In Italia sono quasi 23.000 le cave che come “enormi crateri” aprono “ferite” sul territorio: da nord a sud quelle attive sono circa 6.000, quelle dismesse e monitorate oltre 16.000; si arriva a 17.000 aggiungendo quelle non sorvegliate. Questi i dati che emergono dal nuovo rapporto cave 2014 di Legambiente che, a Palazzo San Macuto, ha lanciato anche l’ebook sui paesaggi delle attività estrattive in Italia.
I numeri – si osserva nel report – rimangono “impressionanti, nonostante la crisi del settore edilizio”: un miliardo di euro di ricavi; sono stati estratti nel 2012 80 milioni di metri cubi di sabbia e ghiaia, 31,6 milioni di metri cubi di calcare e oltre 8,6 milioni di metri cubi di pietre ornamentali.

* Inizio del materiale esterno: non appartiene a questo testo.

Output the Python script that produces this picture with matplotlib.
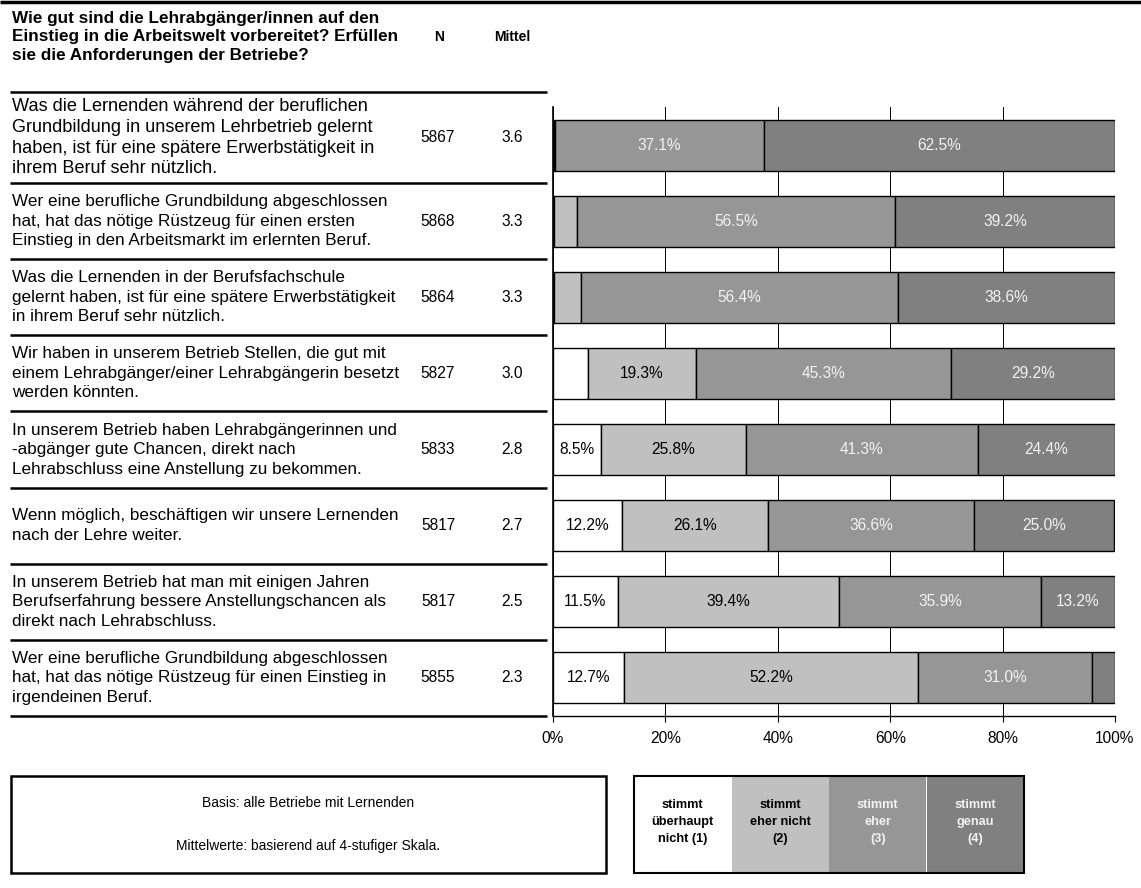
import matplotlib
matplotlib.use("Agg")
from matplotlib import pyplot as plt
from matplotlib.lines import Line2D
from matplotlib.patches import Rectangle
import numpy as np

plt.rcParams['font.family'] = ['Liberation Sans', 'DejaVu Sans']

W, H = 1141, 888

title = ("Wie gut sind die Lehrabgänger/innen auf den\n"
         "Einstieg in die Arbeitswelt vorbereitet? Erfüllen\n"
         "sie die Anforderungen der Betriebe?")

questions = [
    "Was die Lernenden während der beruflichen\nGrundbildung in unserem Lehrbetrieb gelernt\nhaben, ist für eine spätere Erwerbstätigkeit in\nihrem Beruf sehr nützlich.",
    "Wer eine berufliche Grundbildung abgeschlossen\nhat, hat das nötige Rüstzeug für einen ersten\nEinstieg in den Arbeitsmarkt im erlernten Beruf.",
    "Was die Lernenden in der Berufsfachschule\ngelernt haben, ist für eine spätere Erwerbstätigkeit\nin ihrem Beruf sehr nützlich.",
    "Wir haben in unserem Betrieb Stellen, die gut mit\neinem Lehrabgänger/einer Lehrabgängerin besetzt\nwerden könnten.",
    "In unserem Betrieb haben Lehrabgängerinnen und\n-abgänger gute Chancen, direkt nach\nLehrabschluss eine Anstellung zu bekommen.",
    "Wenn möglich, beschäftigen wir unsere Lernenden\nnach der Lehre weiter.",
    "In unserem Betrieb hat man mit einigen Jahren\nBerufserfahrung bessere Anstellungschancen als\ndirekt nach Lehrabschluss.",
    "Wer eine berufliche Grundbildung abgeschlossen\nhat, hat das nötige Rüstzeug für einen Einstieg in\nirgendeinen Beruf.",
]
n_values = [5867, 5868, 5864, 5827, 5833, 5817, 5817, 5855]
means = [3.6, 3.3, 3.3, 3.0, 2.8, 2.7, 2.5, 2.3]

# Anteile je Antwortstufe (1..4) in %
p1 = [0.1, 0.2, 0.2, 6.2, 8.5, 12.2, 11.5, 12.7]
p2 = [0.3, 4.1, 4.8, 19.3, 25.8, 26.1, 39.4, 52.2]
p3 = [37.1, 56.5, 56.4, 45.3, 41.3, 36.6, 35.9, 31.0]
p4 = [62.5, 39.2, 38.6, 29.2, 24.4, 25.0, 13.2, 4.1]

legend_labels = ["stimmt\nüberhaupt\nnicht (1)", "stimmt\neher nicht\n(2)", "stimmt\neher\n(3)", "stimmt\ngenau\n(4)"]
colors = ["#FFFFFF", "#C0C0C0", "#969696", "#808080"]
text_colors = ["black", "black", "#F2F2F2", "#F2F2F2"]
ticks = [0, 20, 40, 60, 80, 100]


def fx(x):
    return x / W


def fy(y):
    return 1 - y / H


def hline(fig, y, x0, x1, lw):
    fig.add_artist(Line2D([fx(x0), fx(x1)], [fy(y), fy(y)], color="black", lw=lw, solid_capstyle="butt"))


fig = plt.figure(figsize=(W / 100, H / 100), dpi=100)

ax_left, ax_right, ax_top, ax_bottom = 553, 1115, 107, 716
ax = fig.add_axes([fx(ax_left), fy(ax_bottom), (ax_right - ax_left) / W, (ax_bottom - ax_top) / H])

series = [p1, p2, p3, p4]
y = np.arange(len(questions)) + 0.5
left = np.zeros(len(questions))
for k, vals in enumerate(series):
    vals = np.array(vals)
    ax.barh(y, vals, left=left, height=0.67, color=colors[k], edgecolor="black", linewidth=1.0, zorder=3)
    for i, v in enumerate(vals):
        if v >= 7:
            ax.text(left[i] + v / 2, y[i], f"{v:.1f}%", ha="center", va="center",
                    color=text_colors[k], fontsize=11.2, zorder=4)
    left += vals

ax.set_xlim(0, 100)
ax.set_ylim(len(questions), 0)
ax.set_xticks(ticks)
ax.set_xticklabels([f"{t}%" for t in ticks], fontsize=11.2)
ax.set_yticks([])
ax.xaxis.grid(True, color="black", lw=0.7, zorder=0)
ax.tick_params(axis="x", length=4, width=0.8, pad=7)
for s in ["top", "right"]:
    ax.spines[s].set_visible(False)
ax.spines["left"].set_linewidth(1.2)
ax.spines["bottom"].set_linewidth(1.0)

# Tabelle links
pitch = (ax_bottom - ax_top) / len(questions)
hline(fig, 2, 0, W, 2.5)
fig.text(fx(12), fy(37), title, ha="left", va="center", fontsize=12.3, fontweight="bold", linespacing=1.33)
fig.text(fx(439), fy(37), "N", ha="center", va="center", fontsize=10, fontweight="bold")
fig.text(fx(512), fy(37), "Mittel", ha="center", va="center", fontsize=10, fontweight="bold")
hline(fig, 92, 10, 547, 1.8)
for i, q in enumerate(questions):
    if i == 0:
        yc = (92 + ax_top + pitch) / 2
        fs, ls = 13.1, 1.3
    else:
        yc = ax_top + pitch * (i + 0.5)
        fs, ls = 12.3, 1.37
    fig.text(fx(12), fy(yc), q, ha="left", va="center", fontsize=fs, linespacing=ls)
    fig.text(fx(438), fy(yc), str(n_values[i]), ha="center", va="center", fontsize=11.2)
    fig.text(fx(512), fy(yc), f"{means[i]:.1f}", ha="center", va="center", fontsize=11.2)
    hline(fig, ax_top + pitch * (i + 1), 10, 547, 1.8)

# Fussnote
fig.add_artist(Rectangle((fx(11), fy(873)), fx(606) - fx(11), fy(776) - fy(873),
                         fill=False, edgecolor="black", lw=1.8))
fig.text(fx(308), fy(803), "Basis: alle Betriebe mit Lernenden", ha="center", va="center", fontsize=10)
fig.text(fx(308), fy(846), "Mittelwerte: basierend auf 4-stufiger Skala.", ha="center", va="center", fontsize=10)

# Legende
lx0, lx1 = 634, 1024
cw = (lx1 - lx0) / len(legend_labels)
for k, lab in enumerate(legend_labels):
    x0 = lx0 + k * cw
    fig.add_artist(Rectangle((fx(x0), fy(873)), cw / W, fy(776) - fy(873),
                             facecolor=colors[k], edgecolor="none"))
    fig.text(fx(x0 + cw / 2), fy(822), lab, ha="center", va="center", fontsize=9.2,
             fontweight="bold", color=text_colors[k], linespacing=1.55)
fig.add_artist(Rectangle((fx(lx0), fy(873)), fx(lx1) - fx(lx0), fy(776) - fy(873),
                         fill=False, edgecolor="black", lw=1.5))

fig.savefig("out.png", dpi=100)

Circa 50 milioni della sabbia e della ghiaia estratta (che rappresentano il 62,5% del totale dei materiali) vengono prelevato soprattutto nel Lazio, in Lombardia, Piemonte, Puglia. A governare “un settore così importante e delicato per gli impatti ambientali è a livello nazionale tuttora un Regio decreto del 1927” in cui è contenuto “un approccio oggi datato” improntato “allo sviluppo dell’attività”.
Ci sono poi nove regioni senza piani cava: Veneto, Abruzzo, Molise, Sardegna, Friuli Venezia Giulia, Lazio, Sicilia, Calabria, Basilicata. Prelevare e vendere materie prime del territorio – spiega Legambiente – è “un’attività altamente redditizia (1 miliardo di fatturato) ma i canoni di concessione sono scandalosi (34,5 milioni in totale): in media si paga il 3,5% del prezzo di vendita degli inerti; in Lazio, Valle d’Aosta, Puglia costano pochi centesimi; in Basilicata e Sardegna si estrae gratis”.
“Occorre promuovere una profonda innovazione per le attività estrattive – afferma Edoardo Zanchini, vicepresidente di Legambiente – attraverso regole di tutela efficaci e canoni come quelli in vigore in Europa, oltre che ridurre il prelievo incentivando filiere per il recupero dei materiali”.